Last year: 0-9 (0-9 SEC)Season opener: Sept. 4 vs. East Tennessee State in Nashville (8 p.m. on SEC Network+)Fun fact: Clark Lea is a former Vanderbilt fullback who blocked for Norval McKenzie during the 2002-04 seasons. McKenzie is the new running backs coach of the Commodores.

Mason had the difficult task in 2014 of replacing James Franklin, who guided the Commodores to three consecutive bowl games from 2011-13 and did the unthinkable his final two seasons by delivering consecutive 9-4 records.

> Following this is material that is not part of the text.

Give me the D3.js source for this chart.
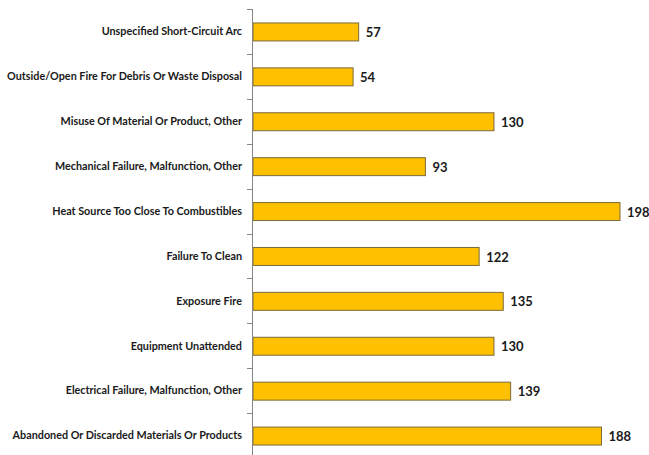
<!DOCTYPE html>
<html><head><meta charset="utf-8">
<script src="https://cdn.jsdelivr.net/npm/d3@7"></script>
<style>body{margin:0;background:#fff}</style>
</head><body>
<svg id="c" width="649" height="455"></svg>
<script>
const categories = [
  "Unspecified Short-Circuit Arc",
  "Outside/Open Fire For Debris Or Waste Disposal",
  "Misuse Of Material Or Product, Other",
  "Mechanical Failure, Malfunction, Other",
  "Heat Source Too Close To Combustibles",
  "Failure To Clean",
  "Exposure Fire",
  "Equipment Unattended",
  "Electrical Failure, Malfunction, Other",
  "Abandoned Or Discarded Materials Or Products"
];
const values = [57, 54, 130, 93, 198, 122, 135, 130, 139, 188];

const svg = d3.select("#c");
const x0 = 253;
const x = d3.scaleLinear().domain([0, 198]).range([x0, 620]);
const y = d3.scaleBand().domain(categories).range([9, 458]).paddingInner(0.6).paddingOuter(0.3);

const font = "Lato, 'Open Sans', sans-serif";

// bars
svg.selectAll("rect.bar").data(values).join("rect")
  .attr("class", "bar")
  .attr("x", x(0))
  .attr("y", (d, i) => y(categories[i]) + 0.5)
  .attr("width", d => x(d) - x(0))
  .attr("height", y.bandwidth())
  .attr("fill", "#FFC000")
  .attr("stroke", "#7a6a3a")
  .attr("stroke-width", 1);

// axis
const step = y.step();
const bounds = d3.range(categories.length + 1).map(i => 9 + i * step);
svg.append("line").attr("x1", x0 - 0.5).attr("x2", x0 - 0.5).attr("y1", 9).attr("y2", 458)
  .attr("stroke", "#868686").attr("stroke-width", 1);
svg.selectAll("line.tick").data(bounds).join("line")
  .attr("class", "tick")
  .attr("x1", x0 - 6).attr("x2", x0)
  .attr("y1", d => Math.round(d) + 0.5).attr("y2", d => Math.round(d) + 0.5)
  .attr("stroke", "#868686");

// category labels
svg.selectAll("text.cat").data(categories).join("text")
  .attr("class", "cat")
  .attr("x", 242)
  .attr("y", d => y(d) + y.bandwidth() / 2)
  .attr("dy", "0.35em")
  .attr("text-anchor", "end")
  .attr("font-family", font)
  .attr("font-weight", "bold")
  .attr("font-size", 10.8)
  .attr("fill", "#1a1a1a")
  .text(d => d);

// value labels
svg.selectAll("text.val").data(values).join("text")
  .attr("class", "val")
  .attr("x", d => x(d) + 7)
  .attr("y", (d, i) => y(categories[i]) + y.bandwidth() / 2 + 1)
  .attr("dy", "0.35em")
  .attr("font-family", font)
  .attr("font-weight", "bold")
  .attr("font-size", 13)
  .attr("fill", "#1a1a1a")
  .text(d => d);
</script>
</body></html>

Mason led Vandy to three consecutive wins over rival Tennessee from 2016-18 and delivered a pair of bowl trips, but the end of his tenure wasn't pretty.

The Commodores enter this season having lost 13 consecutive SEC games, which is now the responsibility of Lea, a former Vanderbilt fullback who was Notre Dame's defensive coordinator this time last year.

"I didn't know much about him, to be honest," Ashmore said. "I'm a football player. I'm not big on business decisions. He got on campus, and everything has been great ever since."

Lea literally wiped the slate clean with the returning Commodores, removing numbers from jerseys, which led to a bit of confusion during the first few spring practices.

"I think the O-line and quarterbacks hated it all spring, because they couldn't ID anybody," Davis said. "We were having fun with it. We were kicking their tails. They were just trying to figure out who's who, but at the end of the day, we knew who everybody was.

"There were no numbers, but you had last names on the backs of the jerseys. You knew somebody's face, and it's football, so 'see ball, get ball.'"

Lea knows all about Vanderbilt's challenge to become just a middle-of-the-pack SEC program. His three seasons as a Commodores player were the first three seasons of the Bobby Johnson era, which yielded 2-10, 2-10 and 2-9 records and a 2-22 mark in conference contests.

The Commodores will look to build around quarterback Ken Seals, but they know nothing will be easy. After all, Vanderbilt did not have a single representative on the SEC's preseason first, second or third teams.

"In the SEC, you see unbelievable talent every week, and it is what it is," Ashmore said. "We're going to make the most of our Vanderbilt experience and will push forward to win football games."